*DIRECTION:* Indicate only the number of lines in the listing below in which the word "this" appears.
────────────────────────────────────────
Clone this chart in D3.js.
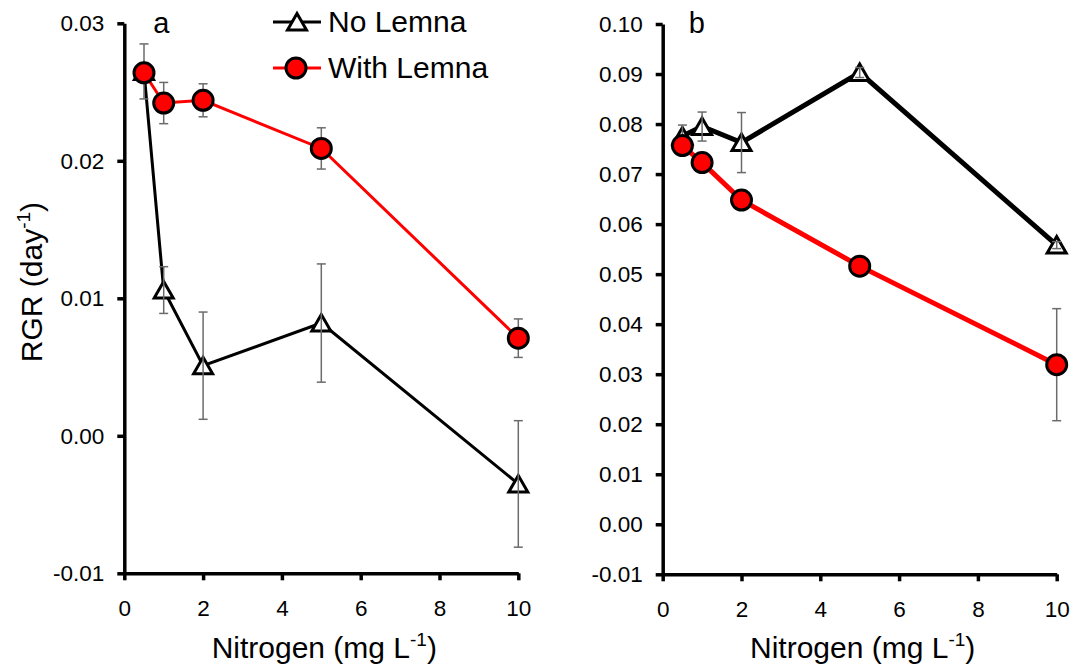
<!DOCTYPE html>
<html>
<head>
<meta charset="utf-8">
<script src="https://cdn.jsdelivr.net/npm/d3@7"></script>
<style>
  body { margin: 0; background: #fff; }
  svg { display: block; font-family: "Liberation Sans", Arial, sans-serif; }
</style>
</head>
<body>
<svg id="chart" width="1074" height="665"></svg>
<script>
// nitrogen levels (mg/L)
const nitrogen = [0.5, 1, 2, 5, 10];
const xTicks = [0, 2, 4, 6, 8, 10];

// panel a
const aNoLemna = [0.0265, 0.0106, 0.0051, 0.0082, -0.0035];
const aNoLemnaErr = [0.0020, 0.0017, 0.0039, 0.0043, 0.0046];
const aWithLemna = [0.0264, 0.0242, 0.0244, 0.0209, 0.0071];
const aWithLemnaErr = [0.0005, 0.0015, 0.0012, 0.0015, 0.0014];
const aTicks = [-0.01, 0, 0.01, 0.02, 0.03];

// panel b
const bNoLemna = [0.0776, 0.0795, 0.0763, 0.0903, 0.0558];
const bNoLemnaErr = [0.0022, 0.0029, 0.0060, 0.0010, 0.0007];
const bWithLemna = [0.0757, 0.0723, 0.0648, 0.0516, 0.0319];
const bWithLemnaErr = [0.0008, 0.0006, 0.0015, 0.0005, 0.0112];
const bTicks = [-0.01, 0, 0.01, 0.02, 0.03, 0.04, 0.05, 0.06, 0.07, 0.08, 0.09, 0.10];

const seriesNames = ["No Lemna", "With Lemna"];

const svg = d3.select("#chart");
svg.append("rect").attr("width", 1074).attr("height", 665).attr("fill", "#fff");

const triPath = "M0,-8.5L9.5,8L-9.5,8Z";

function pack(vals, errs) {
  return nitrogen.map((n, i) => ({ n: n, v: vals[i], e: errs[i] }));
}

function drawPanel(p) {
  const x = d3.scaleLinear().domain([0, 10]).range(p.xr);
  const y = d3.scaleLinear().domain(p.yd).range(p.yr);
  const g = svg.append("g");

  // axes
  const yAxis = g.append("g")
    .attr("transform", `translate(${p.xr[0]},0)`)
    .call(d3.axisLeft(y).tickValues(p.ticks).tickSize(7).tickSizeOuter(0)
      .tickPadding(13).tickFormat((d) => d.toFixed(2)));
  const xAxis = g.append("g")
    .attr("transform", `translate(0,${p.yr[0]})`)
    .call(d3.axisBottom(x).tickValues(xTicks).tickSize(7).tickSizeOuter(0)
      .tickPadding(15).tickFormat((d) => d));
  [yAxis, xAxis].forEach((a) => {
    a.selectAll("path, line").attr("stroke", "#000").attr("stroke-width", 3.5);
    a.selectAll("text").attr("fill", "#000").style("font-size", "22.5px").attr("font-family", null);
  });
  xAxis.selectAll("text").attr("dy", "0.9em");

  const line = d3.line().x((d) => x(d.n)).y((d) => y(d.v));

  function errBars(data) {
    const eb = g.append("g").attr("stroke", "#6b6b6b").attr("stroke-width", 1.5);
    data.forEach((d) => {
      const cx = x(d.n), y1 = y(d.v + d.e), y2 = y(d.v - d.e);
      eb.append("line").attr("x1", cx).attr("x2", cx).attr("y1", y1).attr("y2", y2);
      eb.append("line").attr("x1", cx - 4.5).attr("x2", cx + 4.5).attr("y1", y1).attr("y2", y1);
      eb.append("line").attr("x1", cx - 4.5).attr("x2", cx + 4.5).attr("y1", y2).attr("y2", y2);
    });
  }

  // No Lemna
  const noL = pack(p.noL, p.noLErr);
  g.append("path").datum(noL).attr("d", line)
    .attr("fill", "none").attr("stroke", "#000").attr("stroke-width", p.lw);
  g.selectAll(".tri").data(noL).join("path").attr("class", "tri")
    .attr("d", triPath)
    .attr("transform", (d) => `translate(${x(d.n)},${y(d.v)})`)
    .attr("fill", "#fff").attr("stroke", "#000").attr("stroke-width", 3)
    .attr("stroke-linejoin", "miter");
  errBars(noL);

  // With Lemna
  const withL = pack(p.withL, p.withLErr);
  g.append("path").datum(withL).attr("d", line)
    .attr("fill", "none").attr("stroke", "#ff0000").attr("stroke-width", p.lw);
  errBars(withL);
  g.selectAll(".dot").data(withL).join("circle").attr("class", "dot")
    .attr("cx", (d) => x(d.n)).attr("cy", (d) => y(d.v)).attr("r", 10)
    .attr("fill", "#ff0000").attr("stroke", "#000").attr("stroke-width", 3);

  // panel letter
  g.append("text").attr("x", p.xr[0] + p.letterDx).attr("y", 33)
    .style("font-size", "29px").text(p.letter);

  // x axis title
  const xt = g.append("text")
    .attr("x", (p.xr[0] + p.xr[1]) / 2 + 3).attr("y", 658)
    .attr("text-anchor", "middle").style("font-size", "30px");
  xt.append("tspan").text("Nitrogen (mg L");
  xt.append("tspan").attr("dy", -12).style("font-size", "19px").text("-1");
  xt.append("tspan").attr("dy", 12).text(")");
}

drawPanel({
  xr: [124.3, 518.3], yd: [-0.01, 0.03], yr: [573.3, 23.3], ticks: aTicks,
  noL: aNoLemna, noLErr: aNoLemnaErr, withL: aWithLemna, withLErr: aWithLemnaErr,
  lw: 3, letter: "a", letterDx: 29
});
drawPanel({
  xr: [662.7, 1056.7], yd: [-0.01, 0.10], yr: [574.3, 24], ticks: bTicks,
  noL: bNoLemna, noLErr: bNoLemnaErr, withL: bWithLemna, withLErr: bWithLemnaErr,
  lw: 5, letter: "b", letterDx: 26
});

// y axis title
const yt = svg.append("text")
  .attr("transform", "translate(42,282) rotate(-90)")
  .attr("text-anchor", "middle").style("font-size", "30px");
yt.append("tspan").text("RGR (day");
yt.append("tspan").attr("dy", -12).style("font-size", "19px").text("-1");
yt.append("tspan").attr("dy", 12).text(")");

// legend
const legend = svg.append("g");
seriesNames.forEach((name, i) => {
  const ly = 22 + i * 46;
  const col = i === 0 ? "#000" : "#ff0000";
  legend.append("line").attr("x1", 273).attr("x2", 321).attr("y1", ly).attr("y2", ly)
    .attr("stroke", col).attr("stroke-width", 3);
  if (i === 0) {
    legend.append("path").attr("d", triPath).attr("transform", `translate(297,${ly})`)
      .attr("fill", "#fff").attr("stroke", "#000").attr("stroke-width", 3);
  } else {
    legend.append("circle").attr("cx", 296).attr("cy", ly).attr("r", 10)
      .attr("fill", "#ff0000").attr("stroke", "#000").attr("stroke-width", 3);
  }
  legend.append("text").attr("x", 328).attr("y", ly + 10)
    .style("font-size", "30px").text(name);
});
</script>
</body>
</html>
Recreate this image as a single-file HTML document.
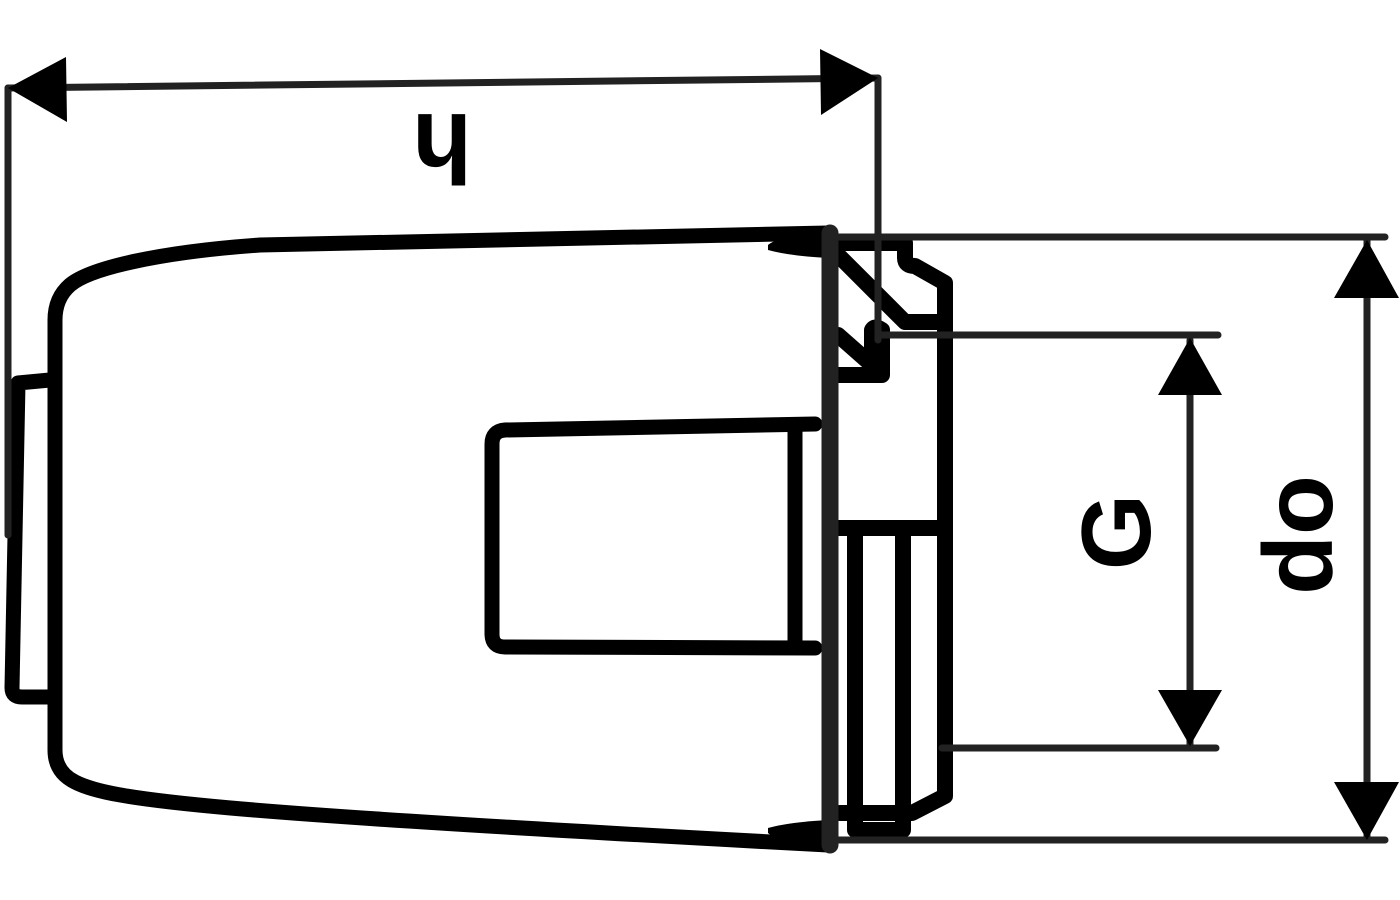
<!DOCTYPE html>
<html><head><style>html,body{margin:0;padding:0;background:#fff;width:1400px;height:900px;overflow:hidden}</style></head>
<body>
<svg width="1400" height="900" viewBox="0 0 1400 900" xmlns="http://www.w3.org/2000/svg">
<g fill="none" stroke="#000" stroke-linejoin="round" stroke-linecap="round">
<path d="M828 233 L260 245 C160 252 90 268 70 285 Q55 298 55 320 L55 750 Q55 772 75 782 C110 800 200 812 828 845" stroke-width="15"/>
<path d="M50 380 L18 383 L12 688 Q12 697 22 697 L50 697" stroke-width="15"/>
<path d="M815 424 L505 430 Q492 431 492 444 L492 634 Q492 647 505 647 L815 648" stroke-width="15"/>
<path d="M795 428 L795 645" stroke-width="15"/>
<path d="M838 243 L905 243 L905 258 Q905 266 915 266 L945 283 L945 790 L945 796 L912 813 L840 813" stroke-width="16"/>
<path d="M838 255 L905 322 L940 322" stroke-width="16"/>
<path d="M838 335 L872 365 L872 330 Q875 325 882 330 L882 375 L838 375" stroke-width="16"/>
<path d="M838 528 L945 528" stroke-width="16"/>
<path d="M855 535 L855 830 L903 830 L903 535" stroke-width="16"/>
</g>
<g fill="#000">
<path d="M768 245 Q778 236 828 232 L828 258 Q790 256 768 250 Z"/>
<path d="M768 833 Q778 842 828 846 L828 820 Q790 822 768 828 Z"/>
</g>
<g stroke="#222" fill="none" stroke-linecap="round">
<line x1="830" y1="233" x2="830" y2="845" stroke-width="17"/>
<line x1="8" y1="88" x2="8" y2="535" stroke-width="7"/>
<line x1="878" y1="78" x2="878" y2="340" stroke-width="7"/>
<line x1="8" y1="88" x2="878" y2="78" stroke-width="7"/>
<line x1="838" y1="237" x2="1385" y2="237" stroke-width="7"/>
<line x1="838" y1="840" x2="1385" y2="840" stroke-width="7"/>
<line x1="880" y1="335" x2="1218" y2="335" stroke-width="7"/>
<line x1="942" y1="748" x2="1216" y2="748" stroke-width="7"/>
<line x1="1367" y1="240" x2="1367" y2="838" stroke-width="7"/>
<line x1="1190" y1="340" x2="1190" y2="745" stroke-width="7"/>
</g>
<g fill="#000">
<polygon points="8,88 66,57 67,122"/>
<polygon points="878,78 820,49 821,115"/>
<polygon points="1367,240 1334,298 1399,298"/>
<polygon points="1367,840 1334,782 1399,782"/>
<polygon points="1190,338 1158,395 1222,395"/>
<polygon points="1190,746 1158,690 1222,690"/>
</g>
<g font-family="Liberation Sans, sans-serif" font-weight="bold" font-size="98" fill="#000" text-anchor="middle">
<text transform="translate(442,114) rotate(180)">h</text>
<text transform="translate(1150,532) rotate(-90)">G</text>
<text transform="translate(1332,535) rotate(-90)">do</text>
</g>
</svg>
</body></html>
────────────────────────────────────────
*TASK ANSWER:* 2